3. When Pete becomes obsessed with UFC

We're all for supporting each other's dreams and passions, but single-status evenings with your couch and Netflix queue trumps feigning interest in an activity you're not into every single time.

4. When Jim tells Phoebe that he writes erotic novels for children

Actually, everything about Phoebe's bizarre date with Jim makes us hope to never, ever have to endure dinners with creeps like that. We'd much rather eat alone, please and thank you.

5. When Erika licked Joey’s hand during a romantic dinner

Additional proof that you might be better off eating alone.

6. When Robert can’t keep it in his pants

Yes, there's a time and place for that in a relationship. But to have that one-eyed monster staring you down at all times? Pass.

7. When Malcolm was a certified stalker—and obsessed with Phoebe’s sister Ursula

Both offenses by themselves—stalking and pining after your sister—are a hard no in any relationship. But combined? That's enough to make us swear off dating permanently.

8. When Roger hated all of Phoebe’s friends

In the words of Leslie Knope, uteruses before duderuses. Always.

9. When Janine hates Monica and Chandler

See above. The show is literally called Friends. Obviously, friendships will (and should!) take precedence.

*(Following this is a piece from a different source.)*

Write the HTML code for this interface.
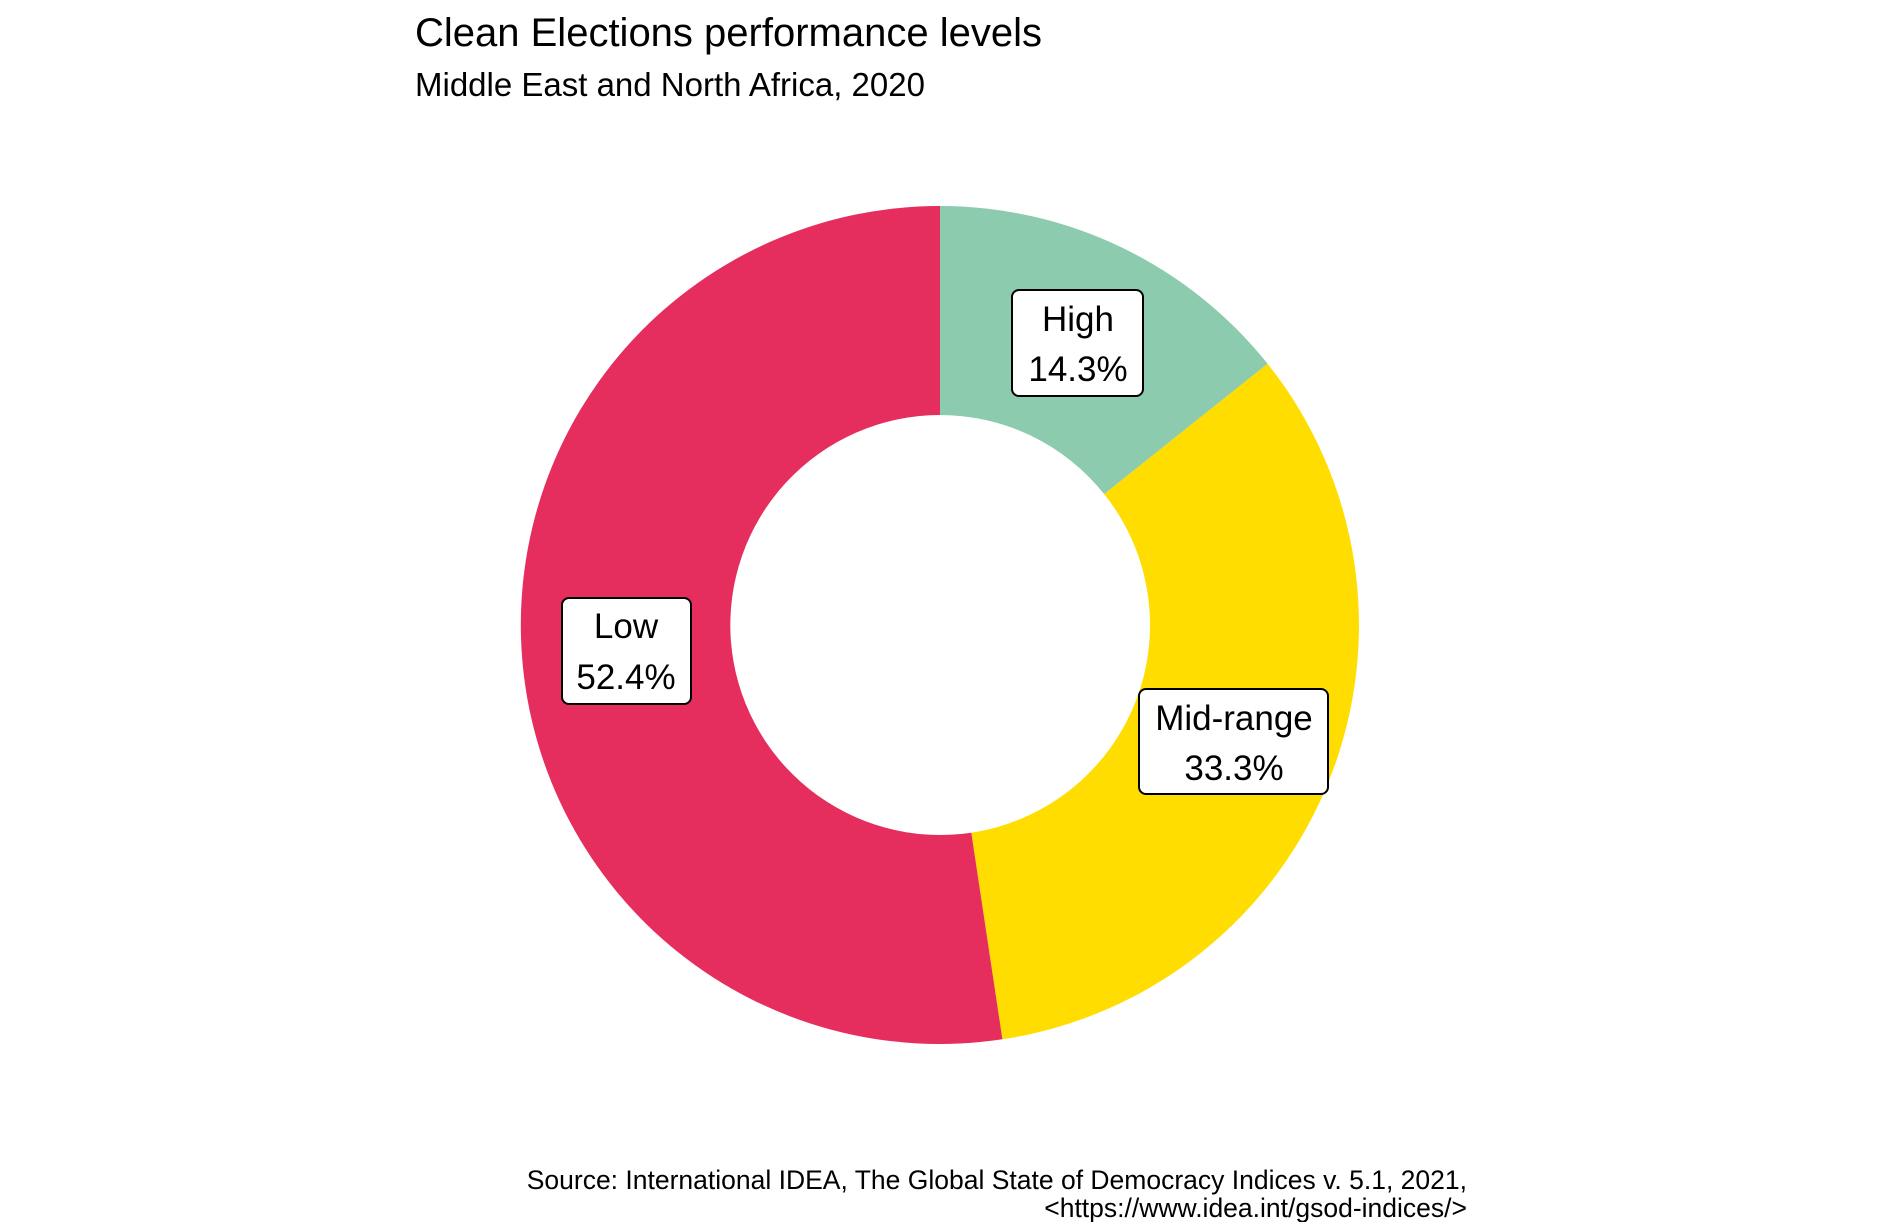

10. When Emily told Ross he can’t be friends with Rachel anymore

Okay, so, Emily actually had good reason to be uncomfortable with Ross and Rachel hanging out (we'll get to that later on)—but again, being in a situation in which we are forced to choose between our friends and our significant other is less than ideal. It's actually about as far away from ideal as one can get.

11. When Gary shoots a bird

Raise your hand if you'd rather be alone forever than have to wake up next to someone who shoots and kills INNOCENT CHIRPING BIRDS in the morning. (Insert 100 hand-raised emoji here.)

12. When Barry is cheating on Rachel with her best friend and maid-of-honor, Mindy

Geometry never was our forte, but we're pretty sure that there is no angle that can make a love triangle appealing. If your fiancé is having an affair with your best friend, then you are 100% better off being single.

13. When Charlie cheated on Joey with Ross—and then got back with her ex while dating Ross

To reiterate, love triangles < flying solo.

14. When Kathy cheated on Joey with Chandler—and then cheated on Chandler

Wow, there were more illicit trysts on Friends than we remembered.

15. When Paolo hits on Phoebe while dating Rachel

If you're still feeling anxious about your single status, just remind yourself that it's always better than being with a sleazeball like Paolo. We guarantee your spirits will be lifted instantly.

16. When Tag bought Rachel a scooter for her birthday

Gah, pretending to like gifts is awkward. We know it's the thought that counts, but having to pretend-love a scooter (or something equally bad) is a scenario you don't have to deal with when you're flying solo.

17. When Chandler didn’t know how to break up with Janice, so he told her he was moving to Yemen (and then actually had to fly to Yemen)

No significant other means no having to make up an elaborate exit strategy to avoid hurting anyone's feelings. You'll save yourself a lot of air miles and trouble on your own.

18. When Josh was stealing from Rachel

The last thing any of us needs is a love interest who is going to rob us blind. Even if that love interest is a hot soccer player.

19. When Carol left Ross for Susan

Ross is certainly not without his own relationship transgressions (we'll get to that in a moment), but the end of a marriage is definitely a rough thing to go through. (That said, good for Carol and Susan—a couple who did find true love!)

20. When Ross said the wrong name at the altar.

Talk about a total fail. We can't decide if it's worse than being left stranded at the altar—but we do know that it's a mortifying situation we'd never want to happen to us.

21. Anytime Janice said “Oh my God”

You can find her picture next to "I can't" in the dictionary.